Das Jugendamt Olpe, dem die Vormundschaft übertragen wurde, will die Kinder im Sauerland zunächst „an einem sicheren Ort“ unterbringen, sagte der Olper Kreissprecher Hans-Werner Voß der Deutschen Presseagentur dpa. Ob die Kinder später zu den Großeltern oder zurück zur Mutter kommen, sei noch nicht geklärt. „Schön wäre es sicher, wenn wieder eitel Sonnenschein einkehrt.“ „Es gibt viele schlimmere Fälle von Verwahrlosung“, sagte Voß. Immerhin seien die Kinder in einem Lokal in der Stadt und nicht wild an einer Straße ausgesetzt worden. „Das ist ja auch schon eine Art Fürsorge.“ Man werde sicherlich alles tun, dass die Kinder, aber auch die Mutter die Ereignisse verarbeiten können. Dann müssten Fachleute entscheiden, was das Beste für die Kinder sei. Die Mutter wurde von der Polizei nach der Vernehmung freigelassen.

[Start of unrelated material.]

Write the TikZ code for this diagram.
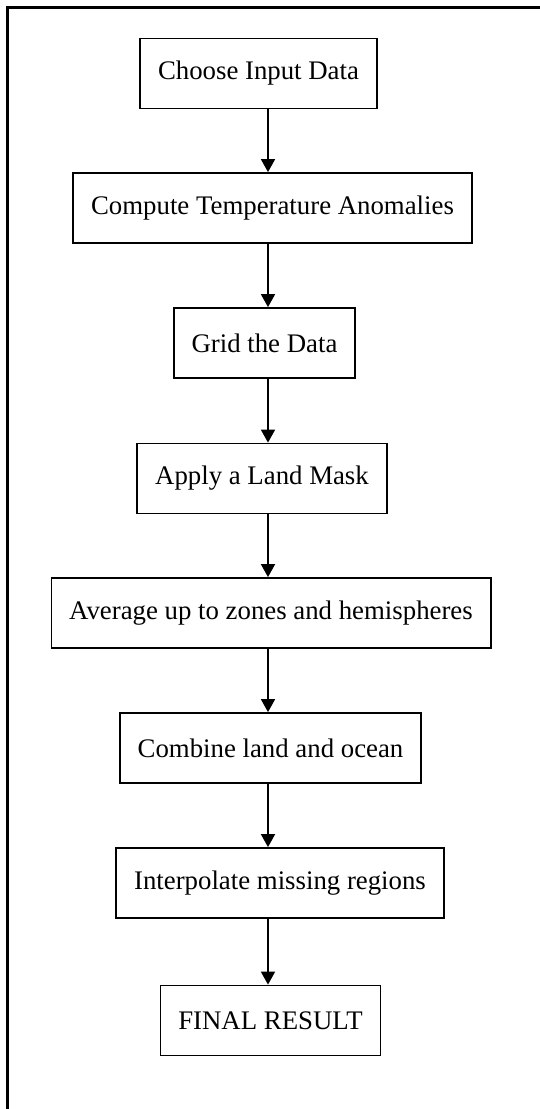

Bevor die Kinder und ihre Mutter wieder vereint sind, sollen die Kleinen in ihrer Heimat erst einmal zur Ruhe kommen. Eine Rückreise zusammen mit der Mutter oder den nach Italien gereisten Großeltern war nicht vorgesehen. Zunächst müssten seine Kollegen mit den Kindern erst einmal warm werden, hatte Voß vor der Rückreise nach Deutschland gesagt.

Der Begleiter der Mutter bleibt zunächst in Händen der italienischen Justiz, weil die Staatsanwaltschaft in Siegen die Auslieferung beantragt hat. Der Mann muss wegen schwerer räuberischer Erpressung noch zwei Strafen bis Mitte 2011 verbüßen. Der 24-Jährige soll nach seiner Auslieferung zunächst zurück in die Haftanstalt nach Bielefeld kommen. „Er wird dann aber sicher in den geschlossenen Vollzug verlegt“, sagte der stellvertretende Leiter des JVA, Friedhelm Sanker, der dpa. Für die Flucht werde er nicht bestraft. „Der Drang nach Freiheit ist der stärkste Drang“, sagte Sanker. Allerdings habe er vermutlich die vorzeitige Entlassung im kommenden August verspielt.

Gegen die Mutter wird in Deutschland ermittelt. Sie könne sich nach ihrer Rückkehr zu den Vorwürfen äußern, sagte der Siegener Oberstaatsanwalt Johannes Daheim. Sollte die Frau später in Italien wegen „Aussetzung Minderjähriger“ angeklagt und verurteilt werden, müsse geprüft werden, ob die deutschen Behörden weiter ermitteln, sagte Daheim.

Das Paar hatte sich kennengelernt, weil sich der 24-Jährige mit dem ebenfalls inhaftierten Ehemann der 26-Jährigen angefreundet hatte. Nachdem die Frau die Anstaltsleitung über ihre Beziehung zum Mithäftling ihres Mannes informiert hatte, wurde der Ehemann verlegt. Der Mann hatte 2006 ein viertes Kind so sehr geschüttelt, dass der Säugling starb. Er sitzt eine Haftstrafe von zwei Jahren und acht Monaten wegen Körperverletzung mit Todesfolge ab. Nach Auskunft des Attendorner Gefängnisleiters nahm er das Drama um seine Kinder gefasst auf.